CHICAGO – President-elect Barack Obama named Peter Orszag as his budget director on Tuesday and said his job will be to conduct a thorough review of federal spending programs, "eliminating those programs we don't need and insisting that those we do need operate in a cost-effective way."
With the economy in crisis, Obama said, "Budget reform is not an option. It's a necessity."
Echoing Abraham Lincoln, Obama added, "I will ask my economic team to think anew and act anew."
Orszag is the director of the Congressional Budget Office, a man who the president-elect said "knows where the bodies are buried."
Obama's focus on careful federal spending marked something of a contrast from Monday, when he declared that restoring the economy to health took priority over the budget deficit. He called on Congress to prepare an economic stimulus program for him to sign as soon after Inauguration day as possible. Estimates of the measure range from $500 billion to $700 billion over two years.
"We are going to have to jump-start the economy ... but we have to make sure that those investments are wise. We have to make sure we are not wasting money in every area," he said Tuesday, defining the two objectives that will guide his economic program.
Elected in an Electoral College landslide, Obama claimed "a mandate to move the country in a new direction and not continue the same old practices that have gotten us into the fix we are in."
At the same time, he said, after gaining only 53 percent of the popular vote," we enter into the administration with a sense of humility and a recognition that wisdom is not the monopoly of any political party."
He added, "I think what the American people want more than anything is just commonsense, smart government. They don't want ideology, they don't want bickering."
Along with Orszag, Obama named Robert Nabors as deputy budget director. Nabors has been the top staff aide on the House Appropriations Committee, which prepares spending legislation.
The president-elect said he would have additional appointments to his economic team in the coming days.
At first glance, his roster of economic officials so far embodies what seem to be mutually exclusive goals. Timothy Geithner, Obama's choice for treasury secretary, Lawrence Summers, who will head the National Economic Council, and Orszag all have links to Robert Rubin, who as President Clinton's treasury secretary pushed for a balanced budget.

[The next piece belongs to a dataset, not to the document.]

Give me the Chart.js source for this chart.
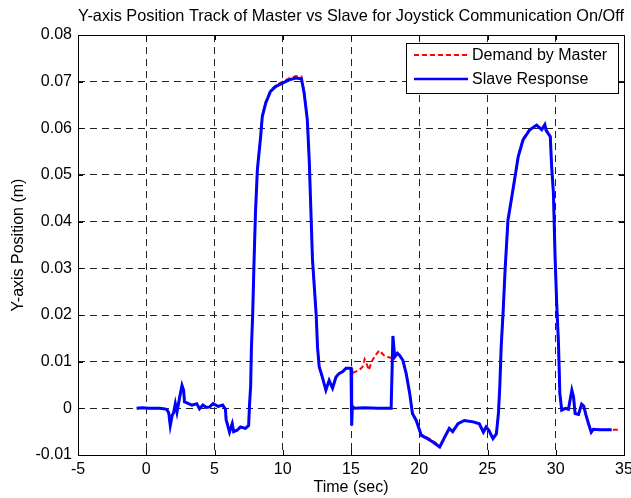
<!DOCTYPE html>
<html>
<head>
<meta charset="utf-8">
<script src="https://cdn.jsdelivr.net/npm/chart.js@4.4.1/dist/chart.umd.min.js"></script>
<style>
  html, body { margin: 0; padding: 0; background: #fff; }
</style>
</head>
<body>
<canvas id="c" width="631" height="498"></canvas>
<script>
// values
const titleText = "Y-axis Position Track of Master vs Slave for Joystick Communication On/Off";
const seriesNames = ["Demand by Master", "Slave Response"];

const xTicks = [-5, 0, 5, 10, 15, 20, 25, 30, 35];
const xTickLabels = ["-5", "0", "5", "10", "15", "20", "25", "30", "35"];
const yTicks = [-0.01, 0, 0.01, 0.02, 0.03, 0.04, 0.05, 0.06, 0.07, 0.08];
const yTickLabels = ["-0.01", "0", "0.01", "0.02", "0.03", "0.04", "0.05", "0.06", "0.07", "0.08"];

const masterT = [-0.7, -0.3, 0.2, 1.0, 1.5, 1.65, 1.76, 1.9, 2.0, 2.13, 2.25, 2.45, 2.62, 2.74, 2.8,
  3.1, 3.35, 3.7, 3.9, 4.15, 4.4, 4.65, 4.9, 5.27, 5.6, 5.8, 5.88, 6.1, 6.3, 6.4, 6.66, 6.9, 7.27,
  7.5, 7.57, 7.65, 7.7, 7.8, 7.9, 8.0, 8.14, 8.38, 8.5, 8.75, 9.1, 9.5, 9.98, 10.46, 10.96, 11.37,
  11.57, 11.8, 11.94, 12.06, 12.18, 12.45, 12.55, 12.67, 12.9, 13.16, 13.4, 13.65, 13.9, 14.14,
  14.4, 14.63, 15.0, 15.05, 15.6, 15.85, 16.0, 16.15, 16.3, 16.5, 16.7, 17.06, 17.4, 17.7, 18.07,
  18.2, 18.4, 18.55, 18.8, 19.04, 19.3, 19.5, 19.78, 20.15, 20.6, 21.0, 21.5, 21.86, 22.2, 22.45,
  22.84, 23.3, 23.95, 24.4, 24.7, 24.9, 25.1, 25.4, 25.65, 25.8, 25.9, 26.0, 26.15, 26.3, 26.5,
  26.9, 27.25, 27.6, 28.1, 28.6, 28.97, 29.2, 29.3, 29.6, 29.7, 29.83, 29.95, 30.07, 30.2, 30.3,
  30.44, 30.7, 30.93, 31.18, 31.3, 31.42, 31.67, 31.8, 31.9, 32.05, 32.2, 32.4, 32.6, 32.75, 33.2,
  34.1, 34.7];
const masterY = [0, 0.0001, 0, 0, -0.0002, -0.001, -0.0035, -0.0015, -0.001, 0.001, -0.0008, 0.0024,
  0.0049, 0.0038, 0.0014, 0.001, 0.0007, 0.001, -0.0001, 0.0007, 0.0002, 0.0003, 0.001, 0.0004,
  0.0007, -0.0002, -0.0026, -0.0049, -0.0031, -0.0048, -0.0046, -0.004, -0.0043, -0.0037, 0.001,
  0.0048, 0.0124, 0.0204, 0.0318, 0.0418, 0.0511, 0.0584, 0.0628, 0.0657, 0.0681, 0.0692, 0.07,
  0.0707, 0.0712, 0.0711, 0.0677, 0.0618, 0.0532, 0.0425, 0.0318, 0.02, 0.013, 0.0089, 0.0067,
  0.0041, 0.006, 0.0045, 0.0067, 0.0075, 0.0079, 0.0086, 0.0086, 0.0075, 0.0082, 0.0089, 0.0105,
  0.0095, 0.0082, 0.0099, 0.011, 0.0124, 0.0114, 0.011, 0.0107, 0.011, 0.0118, 0.0114, 0.0103,
  0.0075, 0.0032, -0.0011, -0.0026, -0.0056, -0.0063, -0.007, -0.0081, -0.0062, -0.0043, -0.0048,
  -0.0033, -0.0026, -0.0029, -0.0033, -0.0049, -0.004, -0.0047, -0.0063, -0.0055, -0.0011, 0.0046,
  0.013, 0.021, 0.0303, 0.0403, 0.0475, 0.0541, 0.0577, 0.0599, 0.0607, 0.0599, 0.0604, 0.0597,
  0.0584, 0.0518, 0.0461, 0.0325, 0.0225, 0.0139, 0.0032, -0.0004, 0, -0.0002, 0.0039, 0.0025,
  -0.0011, -0.0013, 0, 0.0009, 0.0005, -0.0013, -0.0033, -0.0049, -0.0045, -0.0046, -0.0046,
  -0.0046];

const slaveT = [-0.7, -0.3, 0.2, 1.0, 1.5, 1.65, 1.76, 1.9, 2.0, 2.13, 2.25, 2.45, 2.62, 2.74, 2.8,
  3.1, 3.35, 3.7, 3.9, 4.15, 4.4, 4.65, 4.9, 5.27, 5.6, 5.8, 5.85, 6.1, 6.3, 6.4, 6.66, 6.9, 7.27,
  7.5, 7.57, 7.65, 7.7, 7.8, 7.9, 8.0, 8.14, 8.38, 8.5, 8.75, 9.1, 9.5, 9.98, 10.46, 10.96, 11.37,
  11.57, 11.8, 11.94, 12.06, 12.18, 12.45, 12.55, 12.67, 12.9, 13.16, 13.4, 13.65, 13.9, 14.14,
  14.4, 14.63, 15.0, 15.05, 15.1, 15.24, 16.0, 17.0, 17.94, 18.07, 18.2, 18.4, 18.55, 18.8, 19.04,
  19.3, 19.5, 19.78, 20.15, 20.6, 21.0, 21.5, 21.86, 22.2, 22.45, 22.84, 23.3, 23.95, 24.4, 24.7,
  24.9, 25.1, 25.4, 25.65, 25.8, 25.9, 26.0, 26.15, 26.3, 26.5, 26.9, 27.25, 27.6, 28.1, 28.6,
  28.97, 29.2, 29.3, 29.6, 29.7, 29.83, 29.95, 30.07, 30.2, 30.3, 30.44, 30.7, 30.93, 31.18, 31.3,
  31.42, 31.67, 31.8, 31.9, 32.05, 32.2, 32.4, 32.6, 32.75, 33.2, 34.1];
const slaveY = [0, 0.0001, 0, 0, -0.0002, -0.001, -0.0037, -0.0015, -0.001, 0.001, -0.0008, 0.0024,
  0.0049, 0.0038, 0.0014, 0.001, 0.0007, 0.001, -0.0001, 0.0007, 0.0002, 0.0003, 0.001, 0.0004,
  0.0007, -0.0002, -0.0024, -0.0051, -0.0033, -0.005, -0.0047, -0.004, -0.0043, -0.0037, 0.001,
  0.0048, 0.0124, 0.0204, 0.0318, 0.0418, 0.0511, 0.0582, 0.0625, 0.0654, 0.0679, 0.069, 0.0697,
  0.0704, 0.0708, 0.0706, 0.0675, 0.0618, 0.0532, 0.0425, 0.0318, 0.02, 0.013, 0.0089, 0.0067,
  0.0039, 0.006, 0.0043, 0.0067, 0.0075, 0.0079, 0.0086, 0.0086, -0.0037, 0.0005, 0, 0.0001, 0, 0,
  0.0155, 0.011, 0.0118, 0.0114, 0.0103, 0.0075, 0.0032, -0.0011, -0.0026, -0.0058, -0.0065,
  -0.0072, -0.0083, -0.0062, -0.0043, -0.005, -0.0033, -0.0026, -0.0029, -0.0033, -0.0051, -0.004,
  -0.0047, -0.0065, -0.0055, -0.0011, 0.0046, 0.013, 0.021, 0.0303, 0.0403, 0.0475, 0.0539, 0.0575,
  0.0597, 0.0607, 0.0597, 0.0608, 0.0595, 0.0582, 0.0518, 0.0461, 0.0325, 0.0225, 0.0139, 0.0032,
  -0.0004, 0, -0.0002, 0.0039, 0.0025, -0.0011, -0.0013, 0, 0.0009, 0.0005, -0.0013, -0.0033,
  -0.0051, -0.0045, -0.0046, -0.0046];

const colors = ["#ff0000", "#0000ff"];

Chart.defaults.font.family = "'Liberation Sans', Arial, sans-serif";
Chart.defaults.font.size = 16;
Chart.defaults.color = "#000";

// box, inward ticks and legend in the MATLAB style
const frame = {
  id: "frame",
  afterDraw(chart) {
    const ctx = chart.ctx;
    const a = chart.chartArea;
    const xs = chart.scales.x, ys = chart.scales.y;
    ctx.save();
    ctx.strokeStyle = "#000";
    ctx.lineWidth = 1;
    ctx.setLineDash([]);
    ctx.beginPath();
    xTicks.forEach(v => {
      const px = Math.round(xs.getPixelForValue(v)) + 0.5;
      ctx.moveTo(px, a.bottom); ctx.lineTo(px, a.bottom - 5);
      ctx.moveTo(px, a.top); ctx.lineTo(px, a.top + 5);
    });
    yTicks.forEach(v => {
      const py = Math.round(ys.getPixelForValue(v)) + 0.5;
      ctx.moveTo(a.left, py); ctx.lineTo(a.left + 5, py);
      ctx.moveTo(a.right, py); ctx.lineTo(a.right - 5, py);
    });
    ctx.stroke();
    ctx.strokeRect(Math.round(a.left) + 0.5, Math.round(a.top) + 0.5,
      Math.round(a.right - a.left), Math.round(a.bottom - a.top));

    // legend
    const lw = 212, lh = 50;
    const lx = Math.round(a.right) - 6 - lw, ly = Math.round(a.top) + 8;
    ctx.fillStyle = "#fff";
    ctx.fillRect(lx, ly, lw, lh);
    ctx.strokeRect(lx + 0.5, ly + 0.5, lw, lh);
    ctx.font = "16px 'Liberation Sans', Arial, sans-serif";
    ctx.textBaseline = "middle";
    ctx.textAlign = "left";
    seriesNames.forEach((name, i) => {
      const y = ly + 12 + i * 24;
      ctx.beginPath();
      ctx.strokeStyle = colors[i];
      ctx.lineWidth = i === 0 ? 2 : 2.5;
      ctx.setLineDash(i === 0 ? [5, 3] : []);
      ctx.moveTo(lx + 8, y); ctx.lineTo(lx + 62, y);
      ctx.stroke();
      ctx.fillStyle = "#000";
      ctx.fillText(name, lx + 66, y + 1);
    });
    ctx.restore();
  }
};

new Chart(document.getElementById("c"), {
  type: "line",
  data: {
    datasets: [
      {
        label: seriesNames[0],
        data: masterT.map((t, i) => ({ x: t, y: masterY[i] })),
        borderColor: colors[0],
        borderWidth: 2,
        borderDash: [5, 3],
        pointRadius: 0,
        order: 1
      },
      {
        label: seriesNames[1],
        data: slaveT.map((t, i) => ({ x: t, y: slaveY[i] })),
        borderColor: colors[1],
        borderWidth: 3,
        pointRadius: 0,
        order: 0
      }
    ]
  },
  options: {
    responsive: false,
    animation: false,
    layout: { padding: { left: 0, right: 7, top: 0, bottom: 0 } },
    plugins: {
      legend: { display: false },
      tooltip: { enabled: false },
      title: {
        display: true,
        fullSize: false,
        text: titleText,
        color: "#000",
        font: { size: 16.5, weight: "normal" },
        padding: { top: 7, bottom: 8.2 }
      }
    },
    scales: {
      x: {
        type: "linear",
        min: -5,
        max: 35,
        afterBuildTicks: s => { s.ticks = xTicks.map(v => ({ value: v })); },
        afterFit: s => { s.height = 43; s.paddingLeft = 0; s.paddingRight = 0; },
        ticks: {
          color: "#000",
          padding: 5,
          maxRotation: 0,
          autoSkip: false,
          callback: (v, i) => xTickLabels[i]
        },
        grid: { color: "#222", lineWidth: 1, drawTicks: false },
        border: { display: false, dash: [7, 5] },
        title: {
          display: true,
          text: "Time (sec)",
          color: "#000",
          font: { size: 16 },
          padding: { top: 0, bottom: 1 }
        }
      },
      y: {
        type: "linear",
        min: -0.01,
        max: 0.08,
        afterBuildTicks: s => { s.ticks = yTicks.map(v => ({ value: v })); },
        afterFit: s => { s.width = 78; s.paddingTop = 0; s.paddingBottom = 0; },
        ticks: {
          color: "#000",
          padding: 6,
          autoSkip: false,
          callback: (v, i) => yTickLabels[i]
        },
        grid: { color: "#222", lineWidth: 1, drawTicks: false },
        border: { display: false, dash: [7, 5] },
        title: {
          display: true,
          text: "Y-axis Position (m)",
          color: "#000",
          font: { size: 16 },
          padding: { top: 9, bottom: 0 }
        }
      }
    }
  },
  plugins: [frame]
});
</script>
</body>
</html>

But all three will also be part of an administration that will drive deficits to new heights with an economic plan designed to save or create 2.5 million jobs and redirect the economy over the next two years. Economists from across the political spectrum, including some who have served as informal advisers to Obama, have put the size of an economic recovery package as high as $700 billion over those two years.
Obama summed up the challenge Monday.
"The way to think about it is short term, we've got to focus on boosting the economy and creating 2.5 million jobs, but part and parcel of that is a plan for a sustainable fiscal situation long-term, and that's going to require some reforms in Washington," he said during a news conference in Chicago to introduce Geithner and Summers.
"To make the investments we need," he said at another point, "we'll have to scour our federal budget, line by line, and make meaningful cuts and sacrifices, as well, something I'll be discussing further tomorrow."
Obama is already starting in the red. The federal government reported a record deficit of $237.2 billion in October, which reflected only a portion of the $700 billion Congress approved last month to rescue the financial markets. The government's red ink has been rising over the past eight years, reversing a surplus achieved during the Clinton administration.
Leonard Burman, director of the nonpartisan Tax Policy Center, said Geithner and Summers reflect both the need for a large-scale stimulus to the economy and for fiscal restraint once the economy shows signs of improvement.
"What's good about the appointments that Obama has made is that it suggests, in ways that his campaign never did, that he really understands this," Burman said.